Homework Four

  1. Consider the data set davis.data which, among other things gives the reported weight (repwt) and actual weight (weight) of some experimental subjects (reported weight is what they said they weighed). The idea here is that we would like to just ask people "How much do you weigh?" instead of actually having to weigh them. Thus in the model weighti = β0 + β1repwti + εi we would hope that the slope β1 would be equal to 1.

    Of course, we don't expect the data to give a slope exactly equal to one, but we've mentioned the idea of an "eyeball confidence interval" -- take the slope and add and subtract twice the standard error, 2 being a stand-in for 1.96, and the whole thing is a t and not normal anyway, but the idea is that this should be "close enough for government work". You are free to use that kind of confidence interval in this problem.

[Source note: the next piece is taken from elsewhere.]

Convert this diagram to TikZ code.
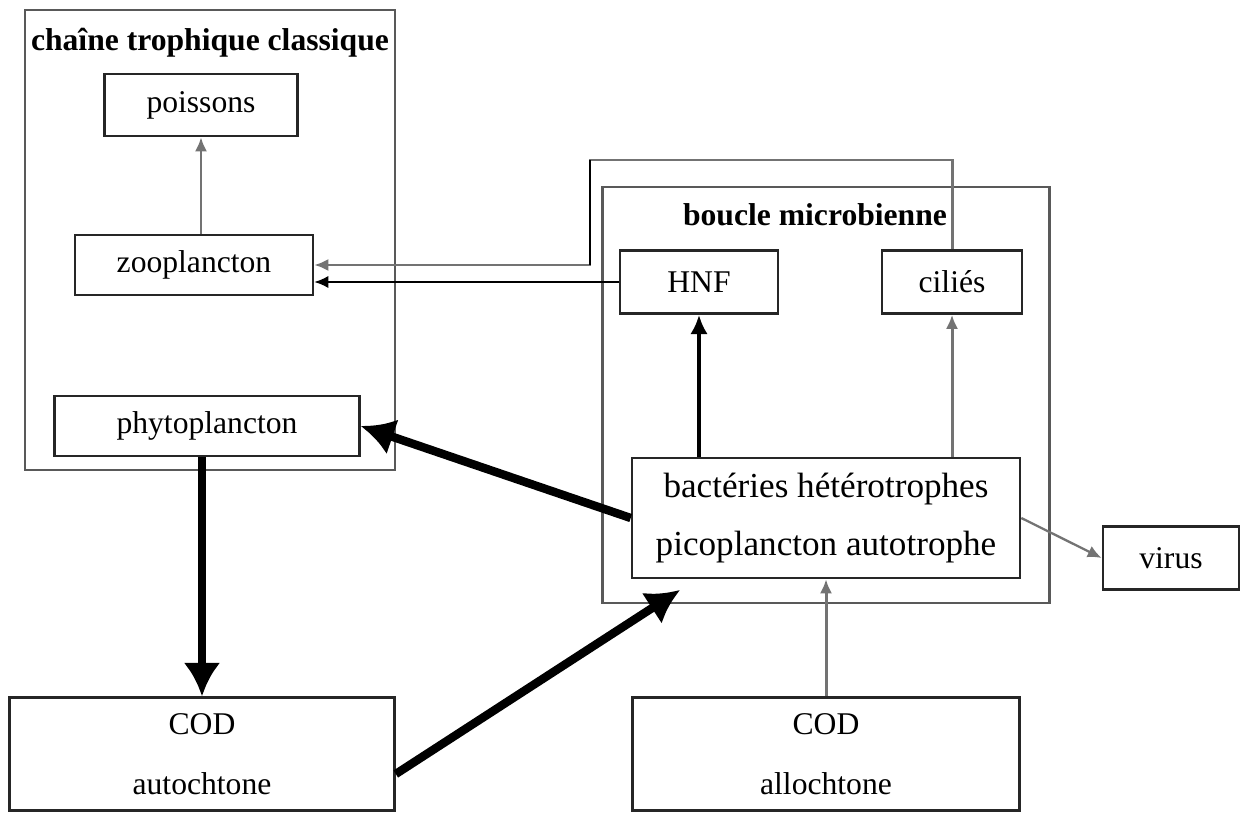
\documentclass[tikz,border=0pt]{standalone}
\usepackage{fontspec}
\setmainfont{Liberation Serif}
\usetikzlibrary{arrows.meta,calc,positioning}
\tikzset{
	-Latex,auto,semithick,x=0.02cm,y=-0.02cm,
	box/.style ={rectangle, draw=black!85, line width=1.5pt, align=center, font=\fontsize{18}{22}\selectfont},
	cadre/.style ={rectangle, draw=black!65, line width=1.6pt},
	titre/.style = {font=\bfseries\fontsize{18}{22}\selectfont},
	fin/.style = {draw=black!55, line width=1.7pt, -{Latex[length=8pt,width=7pt]}},
	noir/.style = {draw=black, line width=1.1pt, -{Latex[length=8pt,width=7pt]}},
	moyen/.style = {draw=black, line width=2.8pt, -{Latex[length=11pt,width=10pt]}},
	gros/.style = {draw=black, line width=4.8pt, -{Latex[length=19pt,width=21pt]}}
}

\begin{document}
\begin{tikzpicture}
    \useasboundingbox (0,0) rectangle (1241,814);
    % cadres
    \node[cadre, minimum width=7.4cm, minimum height=9.2cm] (chaine) at (210,240) {};
    \node[cadre, minimum width=8.94cm, minimum height=8.32cm] (boucle) at (826,395) {};
    \node[titre] (tchaine) at (210,43) {chaîne trophique classique};
    \node[titre] (tboucle) at (815,215) {boucle microbienne};

    \node[box, minimum width=3.86cm, minimum height=1.24cm] (poissons) at (201,105) {poissons};
    \node[box, minimum width=4.76cm, minimum height=1.2cm] (zoo) at (194,265) {zooplancton};
    \node[box, minimum width=6.1cm, minimum height=1.2cm] (phyto) at (207,426) {phytoplancton};
    \node[box, minimum width=3.16cm, minimum height=1.26cm] (hnf) at (699,282) {HNF};
    \node[box, minimum width=2.8cm, minimum height=1.26cm] (cilies) at (952,282) {ciliés};
    \node[box, minimum width=7.76cm, minimum height=2.4cm, font=\fontsize{20}{24}\selectfont] (bact) at (826,518) {bactéries hétérotrophes\\[9pt] picoplancton autotrophe};
    \node[box, minimum width=2.72cm, minimum height=1.26cm] (virus) at (1171,558) {virus};
    \node[box, minimum width=7.7cm, minimum height=2.26cm] (codauto) at (202,754) {COD\\[12pt] autochtone};
    \node[box, minimum width=7.74cm, minimum height=2.26cm] (codallo) at (826,754) {COD\\[12pt] allochtone};

    \coordinate (coude) at (590,160);
    \coordinate (pointe) at (680,590);

    \draw[fin] (poissons.south |- zoo.north) -- (poissons.south);
    \draw[fin] (cilies.north) |- (coude) |- (zoo.east);
    \draw[-, black, line width=1.7pt] (coude) -- (coude |- zoo.east);
    \draw[noir] (hnf.west) -- (hnf.west -| zoo.east);
    \draw[moyen] (bact.north -| hnf.south) -- (hnf.south);
    \draw[fin] (bact.north -| cilies.south) -- (cilies.south);
    \draw[fin, line width=1.3pt] (bact.east) -- (virus.west);
    \draw[fin] (codallo.north) -- (bact.south);
    \draw[gros] (bact.west) -- (phyto.east);
    \draw[gros] (phyto.south -| codauto.north) -- (codauto.north);
    \draw[gros] ($(codauto.east)+(0,20)$) -- (pointe);
\end{tikzpicture}
\end{document}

We'd like 1 to be in this confidence interval. If you want to be more pedantically correct, you can use the command confint (assuming you did something like my.mod = lm(...) you then enter confint(my.mod)).

    1. Fit the model with weight as the y-variable and repwt as the x-variable.
    2. Compute a 95% confidence interval for the repwt slope. Is 1 in the confidence interval?
    3. Now plot the data. Notice anything odd? Which observation number is that? Look through the data by hand (with your eyeballs?) if you like. Assuming you typed plot(repwt,weight) you can type identify(repwt,weight) and click the point. Click some more points if you like. You'll have to right-click the plot and choose Quit to get the R prompt back. Turn in your plot and tell me what looks funny.
    4. Re-compute the slope and intercept without the offending point (lm(...,subset=-5) will fit the model omitting observation 5, you can probably adapt this to your situation). Then re-compute the confidence interval. What happens?
  2. The dataset prostate.data comes from a study of 97 men with prostate cancer who were due to receive a radical prostatectomy. Fit a model with lpsa as the response and lcavol as the predictor Record the residual standard error and r2. Now add lweight, svi, lpph, age, lcp, pgg45 and gleason to the model one at a time. For each model record the residual standard error and the r2.
  3. Using the model with lpsa as the response (i.e. y) and the other variables as predictors, compute 90 and 95 percent confidence intervals for the slope corresponding to age. Using just these intervals, what can be said about the p-value for age in the regression summary? (You'll need to use the confint command to do these confidence intervals.)